受講者 重さは何キログラムになるんでしょうね……。ところで、アダム・スミスのもうひとつのポイントは何ですか。
米国の金準備は重さにすると8000トン以上になるんだだよ。
さて、アダム・スミス『国富論』の第2のポイントは「分業」です。
スミスが明らかにした「分業」と「市場メカニズム」
スミスは、効率的に生産するための方法として「分業」を取り上げました。『国富論』のなかで彼は、ピン作りを例に説明しています。
スミスは町の小さな工場を観察した結果、約18の工程に分かれていることを知ったそうです。非常に貧しい作業所でしたが、10人の労働者が1日に約12ポンドのピンを製造できました。ピンにして1日4万8000本分でした。1人当たり1日4800本だよね。そして、分業は古今東西で行なわれていたことだけれど、スミスは分業を生産力増進の要因として明確に証明しました。分業は人間だけができたことだと説明しています。生産量を増やし、良い商品を供給すれば買い手の生活も豊かになるというわけです。
では、価格はどうなるのか。これが3つ目のポイント「市場メカニズム」です。
いくら良い商品でも高かったら、売れないし買えない。スミスは、社会の公益を最大にするのは人びとの利己的な行動だとしました。つまり、自由にしておけば自動的に最適な価格と生産量になるーーと考えたのです。

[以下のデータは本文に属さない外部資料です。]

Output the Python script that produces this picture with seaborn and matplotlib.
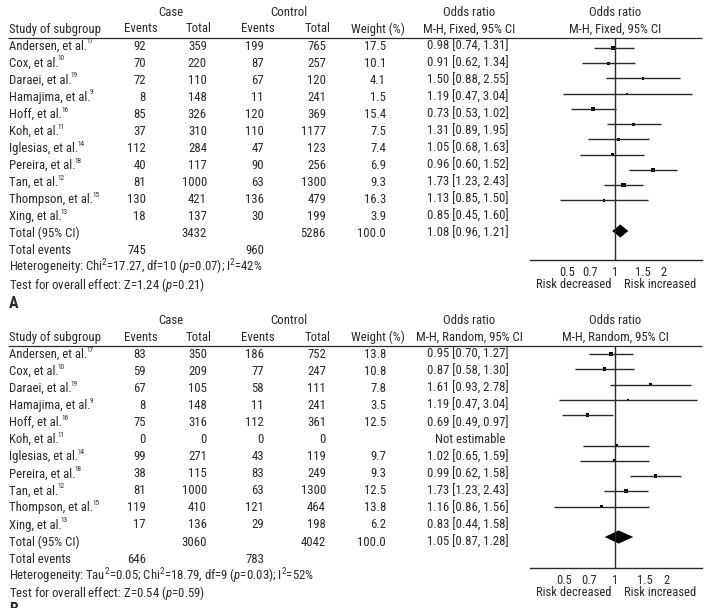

この、人びとの私的所有と利己的な行動がもっとも効率的な経済システム(市場)をつくる、という考え方が「市場メカニズム」の概念です。
言い換えれば、意図して公益を追及するよりも、人びとが自由に取引しているほうが公益を増進する、と言っているわけです。これこそ、政府の市場介入こそ有害、自由放任こそ人びとを豊かにするという古典派経済学の経済観です。放っておけば需要と供給は市場で均衡する、ということです。そして市場均衡の数学的分析を進めた新古典派経済学へ受け継がれていきます。現代主流の経済学の原点です。
受講者 わかった!「神の見えざる手」ですね。
そうです。ただし、原文に「神の」とは書いていない。単に「見えざる手」です。
自分自身の利益を追求すればいい、とスミスは言いますが、『国富論』の17年前に出版した『道徳感情論』(1759)で、利己的な人間による社会の秩序について書いています。ポイントは、市民社会はばらばらの個人で構成されているが、そこには「共感(シンパシー)」が存在している、ということです。共感とは他者の気持ちを理解するモラルでしょう。利己的だが共感によって秩序が存在する、というわけです。